I’ve been having great fun this week as I near the completion of my first science fiction novel — and I do mean the completion, this is the final draft. And yesterday, as I was re-writing a particular scene, I allowed an explosion to take place on a space ship. Which led me on this wild chase to find out how fire behaves in space.
Which led me to flame balls.
That’s right, they’re called flame balls. They don’t burn as hot or as wild as here on Earth, but in zero gravity fire turns into a spherical blob that gives off no light and no smoke, so you can’t find them. Look here at this wonderful explanation on flame balls!
The discovery of flame balls has led me to several problems. First of all, I really wanted to use them, but I can’t. Not completely anyway. You see, I built an artificial gravity system on board this particular space ship, which means that they aren’t really in zero gravity. However, the artificial gravity is … artificial … and located in the flooring, not the ceiling, so the little flame balls can do an upside down teardrop sort of shape.
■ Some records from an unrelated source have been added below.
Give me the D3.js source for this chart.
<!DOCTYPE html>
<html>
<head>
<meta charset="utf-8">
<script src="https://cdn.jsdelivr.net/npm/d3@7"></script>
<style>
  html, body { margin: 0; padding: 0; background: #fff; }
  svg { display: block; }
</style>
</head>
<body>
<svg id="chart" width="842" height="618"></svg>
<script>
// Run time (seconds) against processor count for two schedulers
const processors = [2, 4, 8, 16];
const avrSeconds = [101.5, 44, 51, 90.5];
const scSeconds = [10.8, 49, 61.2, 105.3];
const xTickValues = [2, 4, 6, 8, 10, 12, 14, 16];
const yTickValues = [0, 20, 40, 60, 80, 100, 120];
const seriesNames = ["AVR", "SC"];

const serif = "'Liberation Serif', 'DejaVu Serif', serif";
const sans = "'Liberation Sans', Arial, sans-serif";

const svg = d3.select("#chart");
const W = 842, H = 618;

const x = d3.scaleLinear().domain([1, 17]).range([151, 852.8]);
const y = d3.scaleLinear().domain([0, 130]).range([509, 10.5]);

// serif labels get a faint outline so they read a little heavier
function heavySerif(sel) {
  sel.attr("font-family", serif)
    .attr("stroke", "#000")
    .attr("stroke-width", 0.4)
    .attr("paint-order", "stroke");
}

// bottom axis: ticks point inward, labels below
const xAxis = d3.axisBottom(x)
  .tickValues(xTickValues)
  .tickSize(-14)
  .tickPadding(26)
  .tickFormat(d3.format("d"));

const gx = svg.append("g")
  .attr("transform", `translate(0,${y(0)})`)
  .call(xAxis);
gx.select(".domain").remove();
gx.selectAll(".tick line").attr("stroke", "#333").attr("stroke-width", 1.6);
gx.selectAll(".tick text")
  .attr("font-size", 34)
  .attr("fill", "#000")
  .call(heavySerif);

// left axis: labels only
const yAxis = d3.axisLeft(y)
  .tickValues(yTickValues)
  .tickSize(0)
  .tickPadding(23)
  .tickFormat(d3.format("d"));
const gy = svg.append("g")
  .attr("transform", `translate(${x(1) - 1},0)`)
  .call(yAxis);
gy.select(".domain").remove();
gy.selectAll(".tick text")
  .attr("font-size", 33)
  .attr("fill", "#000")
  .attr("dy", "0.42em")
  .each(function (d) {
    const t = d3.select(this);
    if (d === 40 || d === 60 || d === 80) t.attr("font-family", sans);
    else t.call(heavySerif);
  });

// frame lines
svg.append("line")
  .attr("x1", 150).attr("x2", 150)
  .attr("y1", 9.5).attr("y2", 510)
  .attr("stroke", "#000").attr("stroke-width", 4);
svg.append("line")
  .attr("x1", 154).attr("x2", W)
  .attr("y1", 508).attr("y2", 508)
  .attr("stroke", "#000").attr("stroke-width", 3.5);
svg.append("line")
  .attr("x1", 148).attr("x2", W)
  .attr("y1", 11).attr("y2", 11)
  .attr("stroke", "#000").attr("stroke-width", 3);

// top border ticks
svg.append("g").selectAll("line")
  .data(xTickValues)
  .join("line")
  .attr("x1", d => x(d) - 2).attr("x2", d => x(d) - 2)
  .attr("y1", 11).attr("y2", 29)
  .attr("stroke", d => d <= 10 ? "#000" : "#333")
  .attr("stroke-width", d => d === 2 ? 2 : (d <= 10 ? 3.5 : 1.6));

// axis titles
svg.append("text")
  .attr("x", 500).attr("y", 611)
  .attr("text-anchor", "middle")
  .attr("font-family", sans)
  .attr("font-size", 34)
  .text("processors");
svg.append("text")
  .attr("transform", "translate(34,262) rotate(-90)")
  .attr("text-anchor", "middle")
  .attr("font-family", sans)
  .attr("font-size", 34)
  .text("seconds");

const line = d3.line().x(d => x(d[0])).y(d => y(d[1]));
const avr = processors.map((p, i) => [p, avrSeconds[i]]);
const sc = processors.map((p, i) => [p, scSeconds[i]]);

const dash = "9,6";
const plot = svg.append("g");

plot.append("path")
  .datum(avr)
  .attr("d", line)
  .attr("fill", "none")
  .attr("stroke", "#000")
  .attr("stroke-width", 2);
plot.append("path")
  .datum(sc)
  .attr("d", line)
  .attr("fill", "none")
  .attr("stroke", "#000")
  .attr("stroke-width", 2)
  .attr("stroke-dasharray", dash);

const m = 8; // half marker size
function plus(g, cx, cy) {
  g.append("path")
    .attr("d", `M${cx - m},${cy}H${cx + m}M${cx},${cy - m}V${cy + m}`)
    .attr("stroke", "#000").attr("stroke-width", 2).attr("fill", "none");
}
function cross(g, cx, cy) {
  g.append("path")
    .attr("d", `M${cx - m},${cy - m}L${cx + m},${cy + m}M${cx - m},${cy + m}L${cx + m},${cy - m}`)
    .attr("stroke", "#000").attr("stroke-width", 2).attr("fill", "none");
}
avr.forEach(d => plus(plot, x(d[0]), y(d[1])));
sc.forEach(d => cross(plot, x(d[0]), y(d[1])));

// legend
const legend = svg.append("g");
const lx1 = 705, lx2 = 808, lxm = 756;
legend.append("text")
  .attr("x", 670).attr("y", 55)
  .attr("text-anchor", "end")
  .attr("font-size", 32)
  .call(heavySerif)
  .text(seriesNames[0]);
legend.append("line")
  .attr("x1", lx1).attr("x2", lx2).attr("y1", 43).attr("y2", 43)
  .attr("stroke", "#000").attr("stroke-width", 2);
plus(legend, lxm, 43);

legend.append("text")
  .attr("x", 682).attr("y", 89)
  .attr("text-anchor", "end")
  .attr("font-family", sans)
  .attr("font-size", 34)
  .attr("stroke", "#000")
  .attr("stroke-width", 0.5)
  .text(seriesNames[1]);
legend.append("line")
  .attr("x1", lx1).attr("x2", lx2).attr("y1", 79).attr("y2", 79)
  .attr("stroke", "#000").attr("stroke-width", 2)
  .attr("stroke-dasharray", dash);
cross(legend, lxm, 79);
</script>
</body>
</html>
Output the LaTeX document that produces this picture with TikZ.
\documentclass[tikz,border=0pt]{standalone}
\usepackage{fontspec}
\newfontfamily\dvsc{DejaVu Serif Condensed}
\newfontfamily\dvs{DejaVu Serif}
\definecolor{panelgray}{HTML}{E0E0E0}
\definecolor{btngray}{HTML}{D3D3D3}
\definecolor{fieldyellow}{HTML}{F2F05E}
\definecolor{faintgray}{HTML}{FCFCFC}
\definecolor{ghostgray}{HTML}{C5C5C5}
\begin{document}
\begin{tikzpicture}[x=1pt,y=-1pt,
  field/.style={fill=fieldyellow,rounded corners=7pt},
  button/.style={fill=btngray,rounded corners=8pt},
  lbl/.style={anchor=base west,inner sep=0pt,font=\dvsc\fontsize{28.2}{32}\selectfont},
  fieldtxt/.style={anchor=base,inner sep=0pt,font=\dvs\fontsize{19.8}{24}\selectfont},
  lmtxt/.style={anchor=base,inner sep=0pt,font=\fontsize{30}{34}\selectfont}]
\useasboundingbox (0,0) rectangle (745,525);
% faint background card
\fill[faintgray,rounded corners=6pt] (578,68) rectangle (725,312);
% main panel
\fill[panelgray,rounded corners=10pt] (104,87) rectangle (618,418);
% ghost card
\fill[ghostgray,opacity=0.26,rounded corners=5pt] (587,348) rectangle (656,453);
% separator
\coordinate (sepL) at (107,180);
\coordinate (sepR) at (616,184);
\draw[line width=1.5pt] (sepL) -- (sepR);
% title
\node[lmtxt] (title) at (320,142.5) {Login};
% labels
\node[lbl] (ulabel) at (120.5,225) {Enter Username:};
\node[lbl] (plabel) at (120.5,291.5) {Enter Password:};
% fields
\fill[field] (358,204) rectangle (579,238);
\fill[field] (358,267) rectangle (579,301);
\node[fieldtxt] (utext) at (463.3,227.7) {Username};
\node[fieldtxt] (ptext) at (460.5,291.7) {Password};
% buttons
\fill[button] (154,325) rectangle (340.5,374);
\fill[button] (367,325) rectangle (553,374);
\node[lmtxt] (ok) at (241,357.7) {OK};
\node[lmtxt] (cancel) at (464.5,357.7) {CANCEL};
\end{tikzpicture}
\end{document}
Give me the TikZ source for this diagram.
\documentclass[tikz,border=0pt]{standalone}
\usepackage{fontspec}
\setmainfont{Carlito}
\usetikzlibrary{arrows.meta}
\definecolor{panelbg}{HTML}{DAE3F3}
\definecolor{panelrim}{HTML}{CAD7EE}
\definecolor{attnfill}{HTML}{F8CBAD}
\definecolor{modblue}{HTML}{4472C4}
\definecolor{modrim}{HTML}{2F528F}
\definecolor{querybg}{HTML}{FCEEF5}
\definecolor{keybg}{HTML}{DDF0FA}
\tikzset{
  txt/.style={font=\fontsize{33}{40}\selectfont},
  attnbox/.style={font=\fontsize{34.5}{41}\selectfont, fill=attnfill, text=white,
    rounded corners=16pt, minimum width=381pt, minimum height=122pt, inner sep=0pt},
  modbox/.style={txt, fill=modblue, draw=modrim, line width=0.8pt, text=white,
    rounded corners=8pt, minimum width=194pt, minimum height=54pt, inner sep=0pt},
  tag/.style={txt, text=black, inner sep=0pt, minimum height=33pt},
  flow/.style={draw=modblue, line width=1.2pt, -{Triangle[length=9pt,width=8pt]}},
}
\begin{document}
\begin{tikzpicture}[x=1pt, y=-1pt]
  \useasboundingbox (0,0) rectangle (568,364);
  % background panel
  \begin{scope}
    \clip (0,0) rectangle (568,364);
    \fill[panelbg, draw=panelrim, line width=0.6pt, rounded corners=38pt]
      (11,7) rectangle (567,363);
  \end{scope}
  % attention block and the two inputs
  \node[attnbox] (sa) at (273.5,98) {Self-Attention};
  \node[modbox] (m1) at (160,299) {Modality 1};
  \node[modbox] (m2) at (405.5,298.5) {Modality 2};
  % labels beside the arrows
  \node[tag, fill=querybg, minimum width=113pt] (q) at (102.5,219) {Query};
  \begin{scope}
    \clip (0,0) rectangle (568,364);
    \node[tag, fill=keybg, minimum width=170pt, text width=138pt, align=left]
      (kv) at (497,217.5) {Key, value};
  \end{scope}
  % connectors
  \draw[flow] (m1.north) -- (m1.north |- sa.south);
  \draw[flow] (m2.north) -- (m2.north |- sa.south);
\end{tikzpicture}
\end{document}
Secondly … an explosion on board a space ship while it is in space is hard. More than one thing gets affected by the explosion. Compression, airflow, hull integrity … all of it has to come into play.
But one of the really cool things about a flame ball is that they don’t move like fire here on earth. They let the oxygen and fuel come to them, instead of spreading to consume everything in their path. So they’re like little invisible sand-glasses, sucking the oxygen out of a particular place and putting a time limit on any living, breathing person nearby.
However, I need at least one of the characters in this scene to survive.
Lucky for me I still have two weeks before school starts again, so I can devote my energy into problem-solving flame balls in space, explosions, and countermeasures that might be taken to keep the entire ship from destruction.
Oh! By the way … you can totally fire a gun in space. (The right kind of gun, mind you, but a bullet nonetheless.)